I want to delete lines from file 1.txt that are in file 2.txt and save the output to 3.txt, I am using this bash command:
comm -23 1.txt 2.txt > 3.txt
When I check the output in file 3.txt, I find that some common lines between 1.txt and 2.txt are still in 3.txt, take as an example the word "registry" , what is the problem?

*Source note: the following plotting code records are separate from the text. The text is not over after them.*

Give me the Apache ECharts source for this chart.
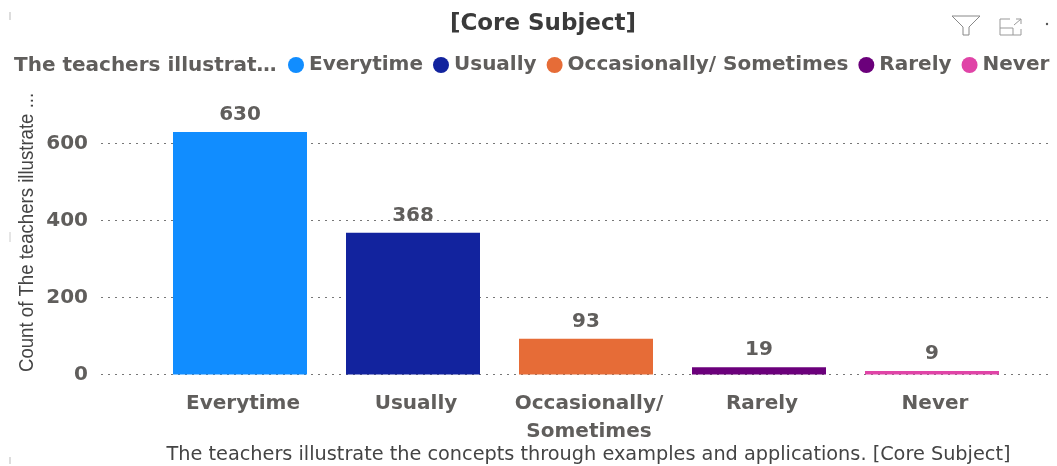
<!DOCTYPE html>
<html><head><meta charset="utf-8">
<style>html,body{margin:0;padding:0;background:#fff}#c{width:1057px;height:466px}</style>
<script src="https://cdn.jsdelivr.net/npm/echarts@6/dist/echarts.min.js"></script>
</head><body><div id="c"></div>
<script>
const categories = ['Everytime','Usually','Occasionally/ Sometimes','Rarely','Never'];
const counts = [630,368,93,19,9];
const colors = ['#118DFF','#12239E','#E66C37','#6B007B','#E044A7'];
const yTicks = [0,200,400,600,800];
const chartTitle = '[Core Subject]';
const legendTitle = 'The teachers illustrat…';
const yName = 'Count of The teachers illustrate ...';
const xName = 'The teachers illustrate the concepts through examples and applications. [Core Subject]';
const F = '"DejaVu Sans"';
const grey = '#605E5C';
const chart = echarts.init(document.getElementById('c'));
const top0 = 66.5, h0 = 308;
chart.setOption({
  animation:false,
  title:[
    {text:chartTitle,left:538,top:8,textAlign:'center',textStyle:{fontFamily:F,fontSize:23,fontWeight:'bold',color:'#3a3a3a'}},
    {text:legendTitle,left:9,top:51,textStyle:{fontFamily:F,fontSize:20,fontWeight:'bold',color:grey}}
  ],
  legend:{left:288,top:55,itemWidth:16,itemHeight:16,itemGap:10,icon:'circle',padding:0,
    data:categories,
    textStyle:{fontFamily:F,fontSize:20,fontWeight:'bold',color:grey}},
  grid:[
    {left:153.5,width:865,top:top0,height:h0,outerBoundsMode:'none'},
    {left:101,width:949,top:top0,height:h0,outerBoundsMode:'none'}
  ],
  xAxis:[
    {gridIndex:0,type:'category',data:categories,axisLine:{show:false},axisTick:{show:false},
     axisLabel:{fontFamily:F,fontSize:20,fontWeight:'bold',color:grey,margin:15,lineHeight:28,interval:0,padding:[0,0,0,6],
       formatter:v=>v.replace('/ ','/\n')},
     name:xName,nameLocation:'center',nameGap:71,nameMoveOverlap:false,
     nameTextStyle:{fontFamily:F,fontSize:19.3,color:'#444',padding:[0,0,0,5]}},
    {gridIndex:1,type:'category',data:categories,show:false}
  ],
  yAxis:[
    {gridIndex:0,type:'value',min:yTicks[0],max:yTicks[4],interval:200,show:false,splitLine:{show:false}},
    {gridIndex:1,type:'value',min:yTicks[0],max:yTicks[4],interval:200,
     axisLine:{show:false},axisTick:{show:false},
     axisLabel:{fontFamily:F,fontSize:20,fontWeight:'bold',color:grey,margin:13,showMaxLabel:false},
     splitLine:{show:true,showMaxLine:false,lineStyle:{type:[2,5],color:'#777',width:1}}}
  ],
  graphic:[
    {type:'text',rotation:Math.PI/2,scaleX:0.93,x:17,y:372,style:{text:yName,fontFamily:'"Liberation Sans"',fontSize:20,fill:'#444',textAlign:'left',textVerticalAlign:'top'}},
    {type:'polyline',shape:{points:[[952,16],[980,16],[969,27],[969,35],[963,35],[963,27],[952,16]]},style:{stroke:'#888',fill:'none',lineWidth:1}},
    {type:'polyline',shape:{points:[[1010,19],[1000,19],[1000,35],[1021,35],[1021,29]]},style:{stroke:'#999',fill:'none',lineWidth:1}},
    {type:'polyline',shape:{points:[[1000,28],[1013,28],[1013,35]]},style:{stroke:'#999',fill:'none',lineWidth:1}},
    {type:'polyline',shape:{points:[[1014,25],[1021,19]]},style:{stroke:'#999',fill:'none',lineWidth:1}},
    {type:'polyline',shape:{points:[[1016,19],[1021,19],[1021,24]]},style:{stroke:'#999',fill:'none',lineWidth:1}},
    {type:'circle',shape:{cx:1047,cy:24,r:1.2},style:{fill:'#555'}},
    {type:'line',shape:{x1:10,y1:12,x2:10,y2:20},style:{stroke:'#bbb',lineWidth:1}},
    {type:'line',shape:{x1:10,y1:232,x2:10,y2:242},style:{stroke:'#ccc',lineWidth:1}},
    {type:'line',shape:{x1:10,y1:457,x2:10,y2:464},style:{stroke:'#bbb',lineWidth:1}}
  ],
  series: categories.map((name,i)=>({
    name,type:'bar',xAxisIndex:0,yAxisIndex:0,barWidth:134,barGap:'-100%',z:3,
    itemStyle:{color:colors[i]},
    label:{show:true,position:'top',distance:7,fontFamily:F,fontSize:20,fontWeight:'bold',color:grey},
    data:categories.map((c,j)=>j===i?counts[i]:null)
  })).concat([{type:'bar',xAxisIndex:1,yAxisIndex:1,data:[],silent:true}])
});
</script></body></html>
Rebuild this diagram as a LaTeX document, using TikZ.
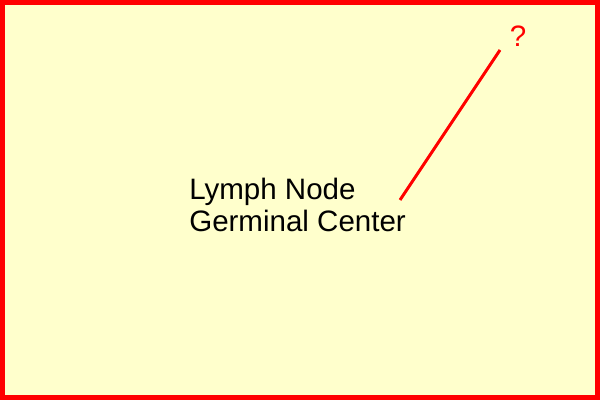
\documentclass[tikz,border=0pt]{standalone}
\usepackage{fontspec}
\setmainfont{Liberation Sans}
\definecolor{paleyellow}{HTML}{FFFFCC}
\tikzset{
    marker/.style = {draw = red, line width = 2.1pt},
    label/.style = {inner sep = 0pt, font = \fontsize{21}{22.8}\selectfont}
}
\begin{document}
\begin{tikzpicture}[scale=0.5]
            \useasboundingbox (0,0) rectangle (30,20);
            \filldraw[
                fill = paleyellow,
                draw = red,
                line width = 3.6pt
            ]
            (0.125,0.125) rectangle (29.875,19.875);
            \node[label, anchor = base west, align = left] (gc) at (9.45,8.4) {Lymph Node\\Germinal Center};
            \coordinate (start) at (20,10);
            \coordinate (end) at (25,17.5);
            \node[label, text = red, anchor = base] (q) at (25.9,17.65) {?};
            \draw[marker] (start) -- (end);
        \end{tikzpicture}
\end{document}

You can download the two files below:
file 1.txt : https://ufile.io/n7vn6
file 2.txt : https://ufile.io/p4s58
I'm not sure how you generated your text files, but the problem is that some of your 1.txt
and 2.txt
lines don't have consistent line terminations. Some have a CR character (ctrl-M) but not the sole line feed Linux expects for text files. For example, one of them has registry^M
which doesn't match registry
(Linux programs that examine text will see ^M
as another character or white space but not as a line termination that gets ignored). When you look at the file with some text editors, the ^M
isn't visible so it appears registry
is the same in both places, but it isn't.
You could try:
dos2unix 1.txt 2.txt
comm -23 <(sort 1.txt) <(sort 2.txt) > 3.txt
dos2unix
will make all of the line terminations correct (assuming they might be using the DOS CR). Note that this can affect the sort a little, so I'm also resorting them. You can try this without resorting, and if there's an issue comm
will give an error that one of the files isn't sorted.